Virtual-Only Annual Meetings Come Under Criticism
The growth of holding annual meetings online (virtual-only meetings) by more than 150 companies last year, up from 21 five years ago, has agitated some investors. The New York City Comptroller has announced that this month its pension funds will decide on proposed changes to its guidelines to vote against directors on governance committees where companies host virtual-only meetings. If approved, the policy would apply to S&P 500 companies in 2017, unless companies agree to change their practices at the next meeting, and all portfolio companies in 2018. The Comptroller wants to encourage in-person or hybrid (both in-person and webcast) meetings instead.

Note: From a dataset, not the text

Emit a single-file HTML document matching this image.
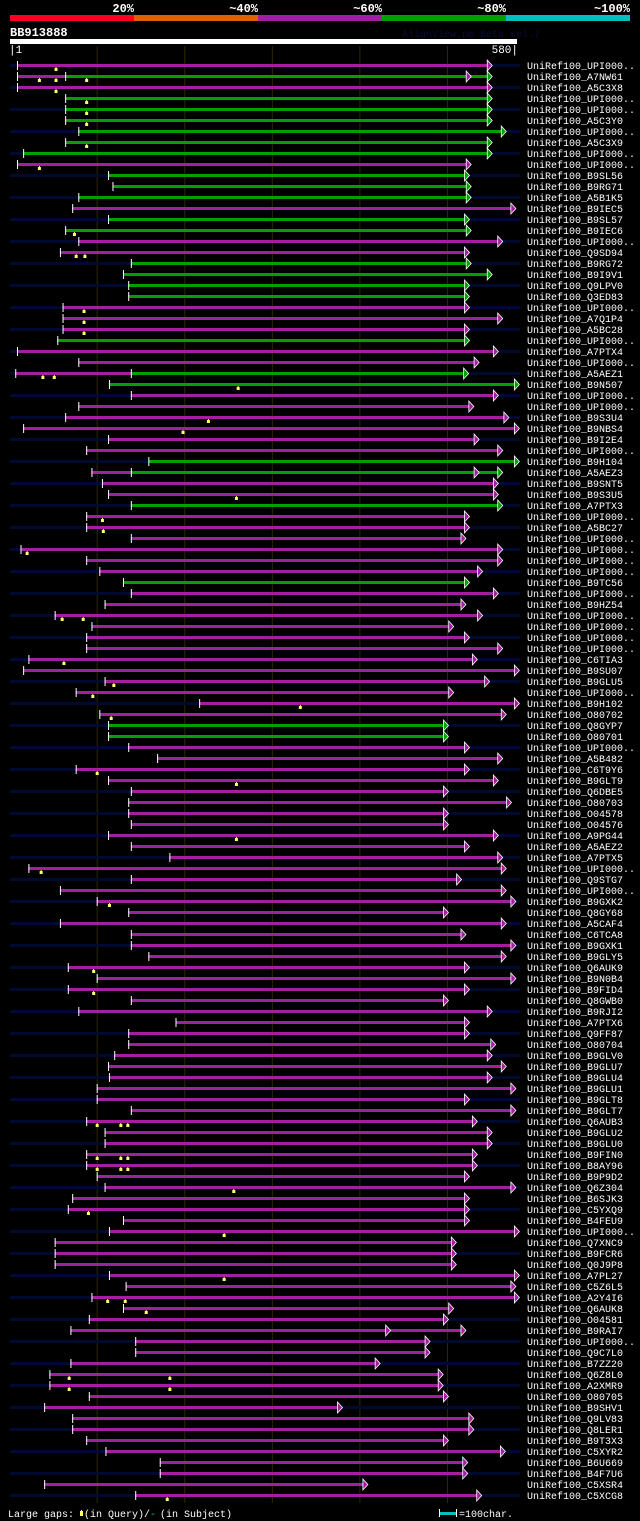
<!DOCTYPE html>
<html><head><meta charset="utf-8"><style>
html,body{margin:0;padding:0;background:#000;}
body{width:640px;height:1521px;overflow:hidden;font-family:"Liberation Mono",monospace;}
svg{display:block}
</style></head><body>
<svg id="chart" width="640" height="1521" viewBox="0 0 640 1521" xmlns="http://www.w3.org/2000/svg" font-family="Liberation Mono, monospace">
<g>
<rect x="10" y="15" width="124" height="6" fill="#ff0022"/>
<rect x="134" y="15" width="124" height="6" fill="#e06000"/>
<rect x="258" y="15" width="124" height="6" fill="#a020a0"/>
<rect x="382" y="15" width="124" height="6" fill="#00a000"/>
<rect x="506" y="15" width="124" height="6" fill="#00c0c0"/>
<g fill="#fff" font-size="12" font-weight="bold" text-anchor="end">
<text x="134" y="12">20%</text><text x="258" y="12">~40%</text><text x="382" y="12">~60%</text><text x="506" y="12">~80%</text><text x="630" y="12">~100%</text>
</g></g>
<text x="10" y="36" fill="#fff" font-size="12" font-weight="bold">BB913888</text>
<text x="402" y="37" fill="#0c0c38" font-size="10">AlignView.pm Beta rel.7</text>
<rect x="10" y="39" width="507" height="5" fill="#fff"/>
<text x="9" y="53" fill="#fff" font-size="11">|1</text>
<text x="518" y="53" fill="#fff" font-size="11" text-anchor="end">580|</text>
<g id="grid"></g>
<g id="rows"></g>
<g font-size="10" fill="#fff">
<text x="8" y="1517">Large gaps:</text>
<rect x="80" y="1511" width="3" height="5" fill="#ffff66"/><rect x="81" y="1510" width="1" height="1" fill="#ffff66"/>
<text x="84" y="1517">(in Query)/</text>
<text x="150" y="1517" fill="#00c0c0">-</text>
<text x="160" y="1517">(in Subject)</text>
<rect x="440" y="1512" width="16" height="3" fill="#00c0c0"/>
<rect x="439" y="1509" width="1" height="8" fill="#fff"/><rect x="456" y="1509" width="1" height="8" fill="#fff"/>
<text x="459" y="1517">=100char.</text>
</g>
</svg>
<script>
const queryLength = 580;
const names = ["UPI000..","A7NW61","A5C3X8","UPI000..","UPI000..","A5C3Y0","UPI000..","A5C3X9","UPI000..","UPI000..","B9SL56","B9RG71","A5B1K5","B9IEC5","B9SL57","B9IEC6","UPI000..","Q9SD94","B9RG72","B9I9V1","Q9LPV0","Q3ED83","UPI000..","A7Q1P4","A5BC28","UPI000..","A7PTX4","UPI000..","A5AEZ1","B9N507","UPI000..","UPI000..","B9S3U4","B9NBS4","B9I2E4","UPI000..","B9H104","A5AEZ3","B9SNT5","B9S3U5","A7PTX3","UPI000..","A5BC27","UPI000..","UPI000..","UPI000..","UPI000..","B9TC56","UPI000..","B9HZ54","UPI000..","UPI000..","UPI000..","UPI000..","C6TIA3","B9SU07","B9GLU5","UPI000..","B9H102","O80702","Q8GYP7","O80701","UPI000..","A5B482","C6T9Y6","B9GLT9","Q6DBE5","O80703","O04578","O04576","A9PG44","A5AEZ2","A7PTX5","UPI000..","Q9STG7","UPI000..","B9GXK2","Q8GY68","A5CAF4","C6TCA8","B9GXK1","B9GLY5","Q6AUK9","B9N0B4","B9FID4","Q8GWB0","B9RJI2","A7PTX6","Q9FF87","O80704","B9GLV0","B9GLU7","B9GLU4","B9GLU1","B9GLT8","B9GLT7","Q6AUB3","B9GLU2","B9GLU0","B9FIN0","B8AY96","B9P9D2","Q6Z304","B6SJK3","C5YXQ9","B4FEU9","UPI000..","Q7XNC9","B9FCR6","Q0J9P8","A7PL27","C5Z6L5","A2Y4I6","Q6AUK8","O04581","B9RAI7","UPI000..","Q9C7L0","B7ZZ20","Q6Z8L0","A2XMR9","O80705","B9SHV1","Q9LV83","Q8LER1","B9T3X3","C5XYR2","B6U669","B4F7U6","C5XSR4","C5XCG8"];
const starts = [9,9,9,64,64,64,79,64,16,9,113,118,79,72,113,64,79,58,139,130,136,136,61,61,61,55,
9,79,7,114,139,79,64,16,113,88,159,94,106,113,139,88,88,139,13,88,103,130,139,109,52,94,
88,88,22,16,109,76,217,103,113,113,136,169,76,113,139,136,136,139,113,139,183,22,139,58,100,136,
58,139,139,159,67,100,67,139,79,190,136,136,120,113,114,100,100,139,88,109,109,88,88,100,109,72,
67,130,114,52,52,52,114,133,94,130,91,70,144,144,70,46,46,91,40,72,72,88,110,172,172,40,144];
const ends = [546,546,546,546,546,546,562,546,546,522,520,522,522,573,520,522,558,520,522,546,520,520,520,558,520,520,
553,531,519,577,553,525,565,577,531,558,577,558,553,553,558,520,520,516,558,558,535,520,553,516,535,502,
520,558,529,577,543,502,577,562,496,496,520,558,520,553,496,568,496,496,553,520,558,562,511,562,573,496,
562,516,573,562,520,573,520,496,546,520,520,550,546,562,546,573,520,573,529,546,546,529,529,520,573,520,
520,520,577,505,505,505,577,573,577,502,496,516,475,475,418,490,490,496,375,525,525,496,561,518,518,404,534];
const colors = "mgmggggggmgggmggmmggggmmmg" + "mmggmmmmmmggmmgmmmmmmgmmmm" + "mmmmmmmmggmmmmmmmmmmmmmmmm" + "mmmmmmmmmmmmmmmmmmmmmmmmmm" + "mmmmmmmmmmmmmmmmmmmmmmmmmmm";
const prefixEnds = {1:64, 28:139, 37:139};
const extraArrows = {1:522, 37:531, 115:430};
const gapRows = [0,1,1,1,2,3,4,5,7,9,15,17,17,22,23,24,28,28,29,32,33,39,41,42,44,50,50,54,56,57,58,59,64,65,70,73,76,82,84,96,96,96,99,99,99,100,100,100,102,104,106,110,112,112,113,119,119,120,120,130];
const gapPos  = [53,34,53,88,53,88,88,88,88,34,74,76,86,85,85,85,38,51,261,227,198,259,106,107,20,60,84,62,119,95,332,116,100,259,259,36,114,96,96,100,127,135,100,127,135,100,127,135,256,90,245,245,112,132,156,68,183,68,183,180];

const NS = "http://www.w3.org/2000/svg";
const x0 = 10, x1 = 517, rowY0 = 65, rowStep = 11;
function xScale(q){ return x0 + (q - 1) * (x1 - x0) / (queryLength - 1); }
function yScale(i){ return rowY0 + i * rowStep; }
function mk(tag, attrs, parent){ const e = document.createElementNS(NS, tag); for (const k in attrs) e.setAttribute(k, attrs[k]); parent.appendChild(e); return e; }
const COL = {m:"#a020a0", g:"#00a000"};

const grid = document.getElementById("grid");
[100,200,300,400,500].forEach(t => {
  const l = mk("line", {x1:xScale(t)+0.5, x2:xScale(t)+0.5, y1:46, y2:1503, stroke:"#2c2800", "stroke-width":1}, grid);
  
  
});

const rows = document.getElementById("rows");
names.forEach((nm, i) => {
  const y = yScale(i);
  const g = mk("g", {}, rows);
  
  
  if (i % 2 === 0) mk("rect", {x:10, y:y-1, width:510, height:3, fill:"#000a30"}, g);
  const xs = xScale(starts[i]), xe = xScale(ends[i]);
  const c = COL[colors[i]] || COL.m;
  const bar = mk("rect", {x:xs, y:y-1, width:Math.max(0, xe - xs), height:3, fill:c}, g);
  
  
  if (prefixEnds[i] !== undefined) {
    const xp = xScale(prefixEnds[i]);
    mk("rect", {x:xs, y:y-1, width:xp - xs, height:3, fill:COL.m}, g);
    mk("rect", {x:xp, y:y-4, width:1, height:9, fill:"#fff"}, g);
  }
  mk("rect", {x:xs, y:y-4, width:1, height:9, fill:"#fff"}, g);
  const drawArrow = (xa, col) => {
    mk("polygon", {points:`${xa},${y-5} ${xa+5},${y+0.5} ${xa},${y+6}`, fill:col, stroke:"#fff", "stroke-width":0.8}, g);
  };
  if (extraArrows[i] !== undefined) drawArrow(xScale(extraArrows[i]), i === 1 || i === 37 ? COL.m : c);
  drawArrow(xe, c);
  const t = mk("text", {x:527, y:y+4, fill:"#fff", "font-size":"10"}, g);
  t.textContent = "UniRef100_" + nm;
  
  
});

gapRows.forEach((r, k) => {
  const y = yScale(r);
  const x = xScale(gapPos[k]);
  const m = mk("g", {}, rows);
  
  
  mk("rect", {x:x-1, y:y+3, width:3, height:3, fill:"#ffff66"}, m);
  mk("rect", {x:x, y:y+2, width:1, height:1, fill:"#ffff66"}, m);
});
</script>
</body></html>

According to its press release, letters have been sent to more than a dozen large companies. The Comptroller believes that companies moving to virtual-only meetings are depriving shareholders of the ability to have direct interaction with management and boards. While recognizing that technology can be used to increase shareholder participation, their letter indicates concerns that some companies may be using virtual-only meetings to filter discussion with shareholders, “cherry-pick” those shareholders allowed to ask questions and insulate boards and management from shareholders expressing frustration or presenting shareholder proposals directly.
The initial controversy over virtual-only meetings that begin in 2009, which caused a few companies then to reverse course after receiving negative publicity, had appeared to dissipate. Virtual-only meetings proliferated in the last few years, mostly at mid-cap and smaller companies, even while investors such as Walden Asset Management and CalPERS have consistently advocated that online meetings should only be supplement in-person meetings.
The renewed attention paid to virtual-only meetings may have been triggered by more large companies adopting the practice. According to a recent article, 14 S&P 500 companies held virtual meetings in 2016, and already at least six S&P 500 companies that have filed proxy statements have indicated that they will do the same this year. In addition, this season a few shareholder proposals asked companies to initiate or restore in-person meetings. The proposals were ultimately decided by the SEC staff to be excludable as matters of ordinary business and will not be voted on.